Sin duda, la música autoriza una breve escapada hacia ese “vivir entre sí” celestial, liberado de las coerciones de las sociedades, más allá de las palabras y más acá del sentido, sublimando el intercambio en una fusión agradecida.
Machacando una obsesiva frase musical de Chopin, el etnólogo quedó bloqueado en Campos Novos, separado de sus compañeros evacuados debido a una epidemia, y enfrentado al deprimente espectáculo de una humanidad débil y enferma. Seis días le bastaron para imaginar una obra de teatro afiebrada.
La apoteosis de Augusto pone en escena al futuro emperador Augusto en el momento de su divinización, votada por el Senado. Su hermana Camila espera el retorno de Cinna el etnólogo, un exaltado que siempre escogió el partido del desorden, cuando Augusto elegía el del orden. Y Camila, que ama a Cinna, cuenta con él para retener a Augusto al borde de su apoteosis. Contra toda expectativa, la iniciación a la divinización se prepara junto a un águila apestosa, tibia y desagradable: sin embargo es el águila de Júpiter, y se explica.
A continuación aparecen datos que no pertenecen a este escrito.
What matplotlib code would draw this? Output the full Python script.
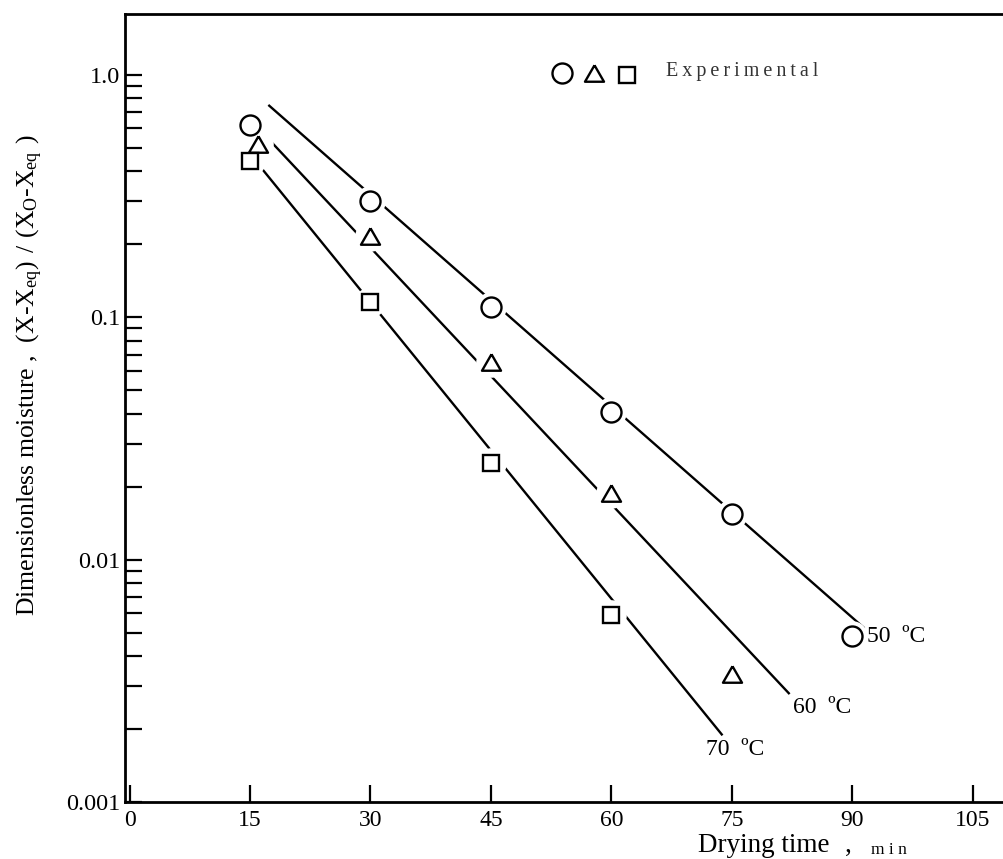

Cuando se haya vuelto dios, Augusto ya no experimentará repulsión ante los olores animales, la fetidez de los excrementos, la podredumbre y la carroña. Y esta vez, el futuro emperador vacila ante la apoteosis.
Que uno pueda estar atiborrado de naturaleza, al punto de no soportar ya sus olores, sobre todo cuando está clavado en un lugar sin atractivos, eso es comprensible. Pero nada anula el don precioso que el etnólogo, sea cual fuere su estado, joven aventurero, investigador exiliado en Nueva York, futura gloria de la etnología, miembro de la Academia Francesa, tesoro viviente, en fin, logra transmitir a sus lectores: una formidable alegría de vivir. Una alegría que no se manifiesta solamente en la escucha musical, una alegría compasiva, ávida de sensaciones, estremecedora de entusiasmo, atenta al menor cambio de colores, de intensidades, de aromas y sabores, una alegría tan amante y magnífica que da ganas de comprender esa famosa unión entre sensible e inteligible que se encuentra en los fundamentos de las estructuras, y en sus escapadas.